● **BRIEF**
Leaving out the pictures, retype all the material exactly.
-- GIVEN MATERIAL start --
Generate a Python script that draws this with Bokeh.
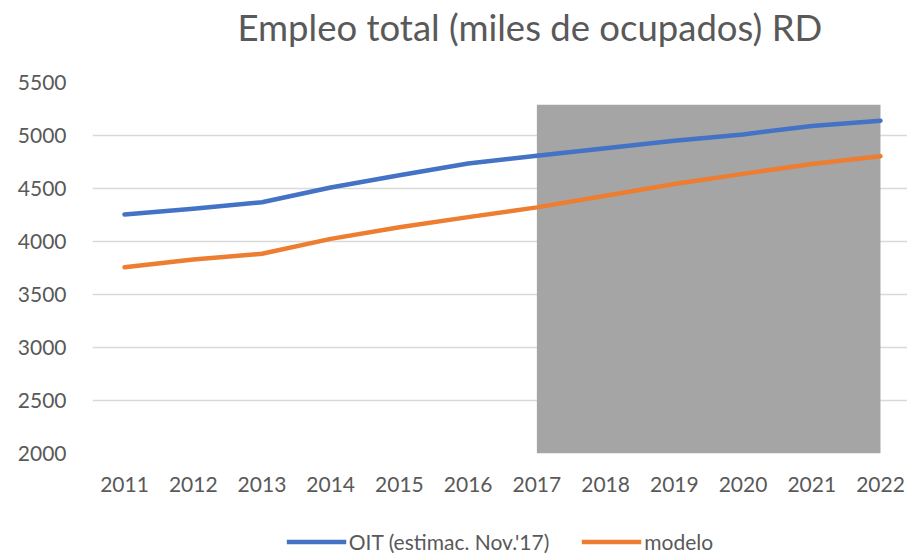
from bokeh.plotting import figure
from bokeh.layouts import column
from bokeh.models import Range1d, FixedTicker, Legend, LegendItem, Label
from bokeh.embed import file_html
from bokeh.resources import INLINE

years = [2011, 2012, 2013, 2014, 2015, 2016, 2017, 2018, 2019, 2020, 2021, 2022]
oit = [4255, 4310, 4370, 4510, 4625, 4735, 4810, 4880, 4950, 5010, 5090, 5140]
modelo = [3758, 3830, 3884, 4025, 4135, 4230, 4322, 4432, 4542, 4638, 4732, 4805]
y_ticks = [2000, 2500, 3000, 3500, 4000, 4500, 5000, 5500]
shade_start = 2017
shade_end = 2022
shade_top = 5290
y_min = 2000
y_max = 5500
title_text = "Empleo total (miles de ocupados) RD"

FONT = "Lato"
GREY_TXT = "#595959"
BLUE = "#4472C4"
ORANGE = "#ED7D31"
LEFT = 92
FW = 815


def strip(h, top_border, xr, yr):
    f = figure(frame_width=FW, frame_height=h, output_backend="svg", toolbar_location=None,
               title=None, x_range=xr, y_range=yr,
               x_axis_location=None, y_axis_location=None,
               min_border_left=LEFT, min_border_right=0, min_border_top=top_border,
               min_border_bottom=0)
    f.outline_line_color = None
    f.grid.visible = False
    f.background_fill_color = "white"
    f.border_fill_color = "white"
    return f


# title strip (x data units = pixels of the page)
top = strip(62, 0, Range1d(LEFT, LEFT + FW), Range1d(0, 62))
top.add_layout(Label(x=237, y=36, text=title_text,
                     text_font=FONT, text_font_size="36.5px", text_color=GREY_TXT,
                     text_baseline="alphabetic", text_align="left"))

# main chart
p = figure(frame_width=FW, frame_height=371, output_backend="svg", toolbar_location=None,
           title=None, x_range=Range1d(2010.534, 2022.393), y_range=Range1d(y_min, y_max),
           min_border_left=LEFT, min_border_right=0, min_border_top=20, min_border_bottom=57)
p.outline_line_color = None
p.background_fill_color = "white"
p.border_fill_color = "white"

p.quad(left=[shade_start], right=[shade_end], bottom=[y_min], top=[shade_top],
       fill_color="#A5A5A5", line_color=None)

p.line(years, oit, line_color=BLUE, line_width=4.5, line_cap="round", line_join="round")
p.line(years, modelo, line_color=ORANGE, line_width=4.5, line_cap="round", line_join="round")

p.xgrid.visible = False
p.ygrid.grid_line_color = "#D9D9D9"
p.ygrid.grid_line_width = 1.5
p.yaxis.ticker = FixedTicker(ticks=y_ticks)
p.xaxis.ticker = FixedTicker(ticks=years)
for ax in (p.xaxis[0], p.yaxis[0]):
    ax.axis_line_color = None
    ax.major_tick_line_color = None
    ax.minor_tick_line_color = None
    ax.major_label_text_font = FONT
    ax.major_label_text_font_size = "21px"
    ax.major_label_text_color = GREY_TXT
p.xaxis.major_label_standoff = 17
p.yaxis.major_label_standoff = 20

# legend strip below the chart
lg = strip(26, 18, Range1d(2010.534, 2022.393), Range1d(0, 1))
k1 = lg.line(years, oit, line_color=BLUE, line_width=4.5)
k2 = lg.line(years, modelo, line_color=ORANGE, line_width=4.5)

legend = Legend(items=[LegendItem(label="OIT (estimac. Nov.'17)", renderers=[k1]),
                       LegendItem(label="modelo", renderers=[k2])],
                orientation="horizontal", location="center",
                glyph_width=60, glyph_height=20, label_standoff=3, spacing=32,
                padding=0, margin=0, border_line_color=None, background_fill_alpha=0,
                label_text_font=FONT, label_text_font_size="21px", label_text_color=GREY_TXT)
lg.add_layout(legend, "center")

layout = column(top, p, lg, spacing=0)
open("out.html", "w").write(file_html(layout, INLINE))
-- GIVEN MATERIAL end --
● **ANSWER TO THE EXERCISE**
Generate a Python script that draws this with Bokeh.
from bokeh.plotting import figure
from bokeh.layouts import column
from bokeh.models import Range1d, FixedTicker, Legend, LegendItem, Label
from bokeh.embed import file_html
from bokeh.resources import INLINE

years = [2011, 2012, 2013, 2014, 2015, 2016, 2017, 2018, 2019, 2020, 2021, 2022]
oit = [4255, 4310, 4370, 4510, 4625, 4735, 4810, 4880, 4950, 5010, 5090, 5140]
modelo = [3758, 3830, 3884, 4025, 4135, 4230, 4322, 4432, 4542, 4638, 4732, 4805]
y_ticks = [2000, 2500, 3000, 3500, 4000, 4500, 5000, 5500]
shade_start = 2017
shade_end = 2022
shade_top = 5290
y_min = 2000
y_max = 5500
title_text = "Empleo total (miles de ocupados) RD"

FONT = "Lato"
GREY_TXT = "#595959"
BLUE = "#4472C4"
ORANGE = "#ED7D31"
LEFT = 92
FW = 815


def strip(h, top_border, xr, yr):
    f = figure(frame_width=FW, frame_height=h, output_backend="svg", toolbar_location=None,
               title=None, x_range=xr, y_range=yr,
               x_axis_location=None, y_axis_location=None,
               min_border_left=LEFT, min_border_right=0, min_border_top=top_border,
               min_border_bottom=0)
    f.outline_line_color = None
    f.grid.visible = False
    f.background_fill_color = "white"
    f.border_fill_color = "white"
    return f


# title strip (x data units = pixels of the page)
top = strip(62, 0, Range1d(LEFT, LEFT + FW), Range1d(0, 62))
top.add_layout(Label(x=237, y=36, text=title_text,
                     text_font=FONT, text_font_size="36.5px", text_color=GREY_TXT,
                     text_baseline="alphabetic", text_align="left"))

# main chart
p = figure(frame_width=FW, frame_height=371, output_backend="svg", toolbar_location=None,
           title=None, x_range=Range1d(2010.534, 2022.393), y_range=Range1d(y_min, y_max),
           min_border_left=LEFT, min_border_right=0, min_border_top=20, min_border_bottom=57)
p.outline_line_color = None
p.background_fill_color = "white"
p.border_fill_color = "white"

p.quad(left=[shade_start], right=[shade_end], bottom=[y_min], top=[shade_top],
       fill_color="#A5A5A5", line_color=None)

p.line(years, oit, line_color=BLUE, line_width=4.5, line_cap="round", line_join="round")
p.line(years, modelo, line_color=ORANGE, line_width=4.5, line_cap="round", line_join="round")

p.xgrid.visible = False
p.ygrid.grid_line_color = "#D9D9D9"
p.ygrid.grid_line_width = 1.5
p.yaxis.ticker = FixedTicker(ticks=y_ticks)
p.xaxis.ticker = FixedTicker(ticks=years)
for ax in (p.xaxis[0], p.yaxis[0]):
    ax.axis_line_color = None
    ax.major_tick_line_color = None
    ax.minor_tick_line_color = None
    ax.major_label_text_font = FONT
    ax.major_label_text_font_size = "21px"
    ax.major_label_text_color = GREY_TXT
p.xaxis.major_label_standoff = 17
p.yaxis.major_label_standoff = 20

# legend strip below the chart
lg = strip(26, 18, Range1d(2010.534, 2022.393), Range1d(0, 1))
k1 = lg.line(years, oit, line_color=BLUE, line_width=4.5)
k2 = lg.line(years, modelo, line_color=ORANGE, line_width=4.5)

legend = Legend(items=[LegendItem(label="OIT (estimac. Nov.'17)", renderers=[k1]),
                       LegendItem(label="modelo", renderers=[k2])],
                orientation="horizontal", location="center",
                glyph_width=60, glyph_height=20, label_standoff=3, spacing=32,
                padding=0, margin=0, border_line_color=None, background_fill_alpha=0,
                label_text_font=FONT, label_text_font_size="21px", label_text_color=GREY_TXT)
lg.add_layout(legend, "center")

layout = column(top, p, lg, spacing=0)
open("out.html", "w").write(file_html(layout, INLINE))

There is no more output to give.